- [Instruction]
Leave out the pictures and copy everything else in the entries exactly.

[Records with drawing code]
○ ○ ○ ○ ○ ○ ○

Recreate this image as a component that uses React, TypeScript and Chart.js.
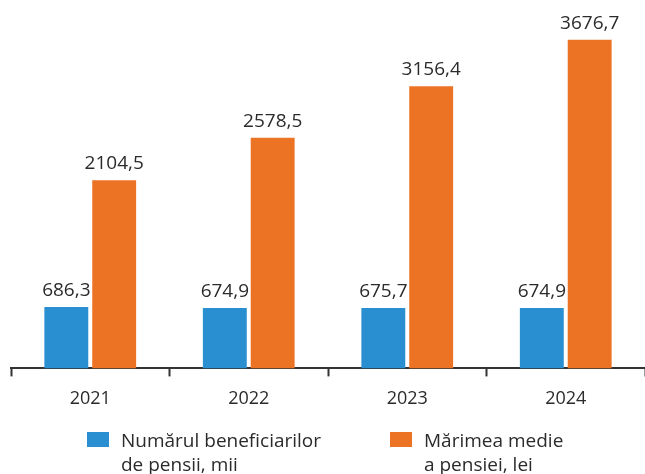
import React, { useEffect, useRef } from "react";
import { Chart, registerables } from "chart.js";

Chart.register(...registerables);

const years = ["2021", "2022", "2023", "2024"];
const beneficiaries = [686.3, 674.9, 675.7, 674.9];
const avgPension = [2104.5, 2578.5, 3156.4, 3676.7];
const legendBeneficiaries = ["Numărul beneficiarilor", "de pensii, mii"];
const legendPension = ["Mărimea medie", "a pensiei, lei"];

const BLUE = "#2a8fd0";
const ORANGE = "#ec7324";
const TEXT = "#2b2b2b";
const FONT = "'Open Sans', sans-serif";

const fmt = (v: number) => v.toFixed(1).replace(".", ",");

const valueLabels = {
  id: "valueLabels",
  afterDatasetsDraw(chart: any) {
    const ctx = chart.ctx;
    ctx.save();
    ctx.font = `19px ${FONT}`;
    ctx.fillStyle = TEXT;
    ctx.textAlign = "center";
    ctx.textBaseline = "alphabetic";
    chart.data.datasets.forEach((ds: any, i: number) => {
      const meta = chart.getDatasetMeta(i);
      meta.data.forEach((bar: any, j: number) => {
        ctx.fillText(fmt(ds.data[j]), bar.x, bar.y - 11);
      });
    });
    ctx.restore();
  },
};

const customLegend = {
  id: "customLegend",
  afterDraw(chart: any) {
    const ctx = chart.ctx;
    ctx.save();
    const items = [
      { x: 87, color: BLUE, lines: legendBeneficiaries },
      { x: 390, color: ORANGE, lines: legendPension },
    ];
    ctx.font = `19px ${FONT}`;
    ctx.fillStyle = TEXT;
    ctx.textAlign = "left";
    ctx.textBaseline = "alphabetic";
    items.forEach((it) => {
      ctx.fillStyle = it.color;
      ctx.fillRect(it.x, 432, 22, 15);
      ctx.fillStyle = TEXT;
      it.lines.forEach((ln, k) => {
        ctx.fillText(ln, it.x + 34, 447 + k * 24);
      });
    });
    ctx.restore();
  },
};

export default function App() {
  const ref = useRef<HTMLCanvasElement | null>(null);
  useEffect(() => {
    if (!ref.current) return;
    const chart = new Chart(ref.current, {
      type: "bar",
      data: {
        labels: years,
        datasets: [
          {
            label: legendBeneficiaries.join(" "),
            data: beneficiaries,
            backgroundColor: BLUE,
            barPercentage: 0.917,
            categoryPercentage: 0.604,
          },
          {
            label: legendPension.join(" "),
            data: avgPension,
            backgroundColor: ORANGE,
            barPercentage: 0.917,
            categoryPercentage: 0.604,
          },
        ],
      },
      options: {
        animation: false,
        responsive: false,
        maintainAspectRatio: false,
        layout: { padding: { left: 11, right: -2, top: 0, bottom: 52 } },
        plugins: {
          legend: { display: false },
          tooltip: { enabled: false },
          title: { display: false },
        },
        scales: {
          x: {
            offset: true,
            border: { display: true, color: "#333", width: 2 },
            grid: {
              display: true,
              offset: true,
              drawOnChartArea: false,
              drawTicks: true,
              tickLength: 8,
              tickWidth: 2,
              tickColor: "#333",
            },
            ticks: {
              color: TEXT,
              font: { family: FONT, size: 18 },
              padding: 12,
            },
          },
          y: {
            display: false,
            min: 0,
            max: 4120,
          },
        },
      },
      plugins: [valueLabels, customLegend],
    });
    return () => chart.destroy();
  }, []);
  return (
    <div style={{ position: "fixed", left: 0, top: 0, width: 645, height: 474, background: "#fff" }}>
      <canvas ref={ref} width={645} height={474} style={{ width: 645, height: 474, display: "block" }} />
    </div>
  );
}
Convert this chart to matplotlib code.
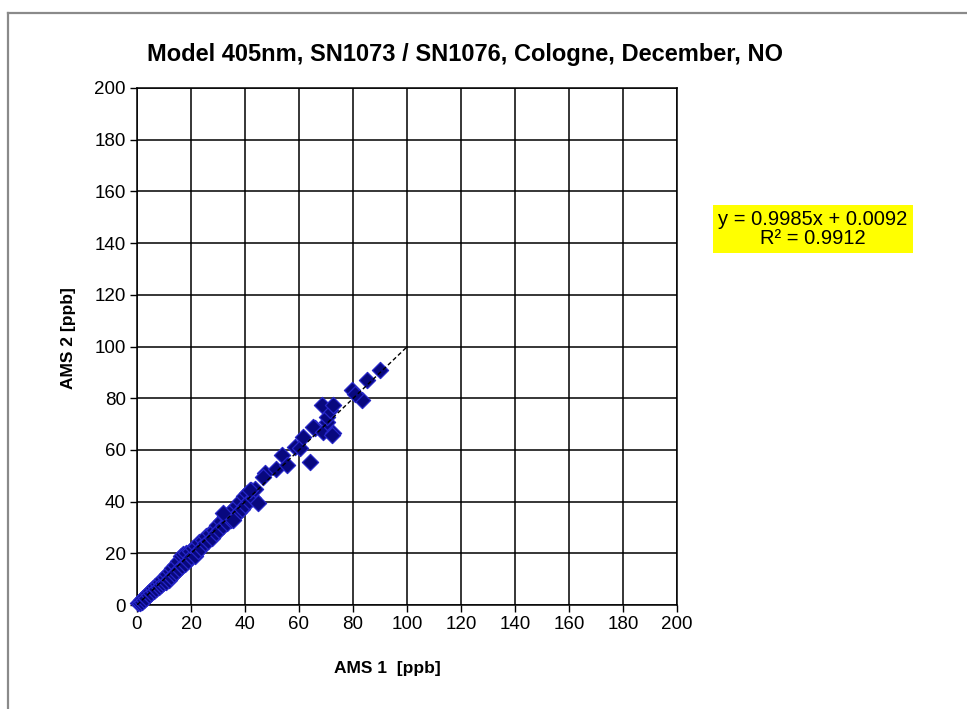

○ ○ ○ ○ ○ ○ ○

- [Result of the exercise]
Recreate this image as a component that uses React, TypeScript and Chart.js.
import React, { useEffect, useRef } from "react";
import { Chart, registerables } from "chart.js";

Chart.register(...registerables);

const years = ["2021", "2022", "2023", "2024"];
const beneficiaries = [686.3, 674.9, 675.7, 674.9];
const avgPension = [2104.5, 2578.5, 3156.4, 3676.7];
const legendBeneficiaries = ["Numărul beneficiarilor", "de pensii, mii"];
const legendPension = ["Mărimea medie", "a pensiei, lei"];

const BLUE = "#2a8fd0";
const ORANGE = "#ec7324";
const TEXT = "#2b2b2b";
const FONT = "'Open Sans', sans-serif";

const fmt = (v: number) => v.toFixed(1).replace(".", ",");

const valueLabels = {
  id: "valueLabels",
  afterDatasetsDraw(chart: any) {
    const ctx = chart.ctx;
    ctx.save();
    ctx.font = `19px ${FONT}`;
    ctx.fillStyle = TEXT;
    ctx.textAlign = "center";
    ctx.textBaseline = "alphabetic";
    chart.data.datasets.forEach((ds: any, i: number) => {
      const meta = chart.getDatasetMeta(i);
      meta.data.forEach((bar: any, j: number) => {
        ctx.fillText(fmt(ds.data[j]), bar.x, bar.y - 11);
      });
    });
    ctx.restore();
  },
};

const customLegend = {
  id: "customLegend",
  afterDraw(chart: any) {
    const ctx = chart.ctx;
    ctx.save();
    const items = [
      { x: 87, color: BLUE, lines: legendBeneficiaries },
      { x: 390, color: ORANGE, lines: legendPension },
    ];
    ctx.font = `19px ${FONT}`;
    ctx.fillStyle = TEXT;
    ctx.textAlign = "left";
    ctx.textBaseline = "alphabetic";
    items.forEach((it) => {
      ctx.fillStyle = it.color;
      ctx.fillRect(it.x, 432, 22, 15);
      ctx.fillStyle = TEXT;
      it.lines.forEach((ln, k) => {
        ctx.fillText(ln, it.x + 34, 447 + k * 24);
      });
    });
    ctx.restore();
  },
};

export default function App() {
  const ref = useRef<HTMLCanvasElement | null>(null);
  useEffect(() => {
    if (!ref.current) return;
    const chart = new Chart(ref.current, {
      type: "bar",
      data: {
        labels: years,
        datasets: [
          {
            label: legendBeneficiaries.join(" "),
            data: beneficiaries,
            backgroundColor: BLUE,
            barPercentage: 0.917,
            categoryPercentage: 0.604,
          },
          {
            label: legendPension.join(" "),
            data: avgPension,
            backgroundColor: ORANGE,
            barPercentage: 0.917,
            categoryPercentage: 0.604,
          },
        ],
      },
      options: {
        animation: false,
        responsive: false,
        maintainAspectRatio: false,
        layout: { padding: { left: 11, right: -2, top: 0, bottom: 52 } },
        plugins: {
          legend: { display: false },
          tooltip: { enabled: false },
          title: { display: false },
        },
        scales: {
          x: {
            offset: true,
            border: { display: true, color: "#333", width: 2 },
            grid: {
              display: true,
              offset: true,
              drawOnChartArea: false,
              drawTicks: true,
              tickLength: 8,
              tickWidth: 2,
              tickColor: "#333",
            },
            ticks: {
              color: TEXT,
              font: { family: FONT, size: 18 },
              padding: 12,
            },
          },
          y: {
            display: false,
            min: 0,
            max: 4120,
          },
        },
      },
      plugins: [valueLabels, customLegend],
    });
    return () => chart.destroy();
  }, []);
  return (
    <div style={{ position: "fixed", left: 0, top: 0, width: 645, height: 474, background: "#fff" }}>
      <canvas ref={ref} width={645} height={474} style={{ width: 645, height: 474, display: "block" }} />
    </div>
  );
}
Convert this chart to matplotlib code.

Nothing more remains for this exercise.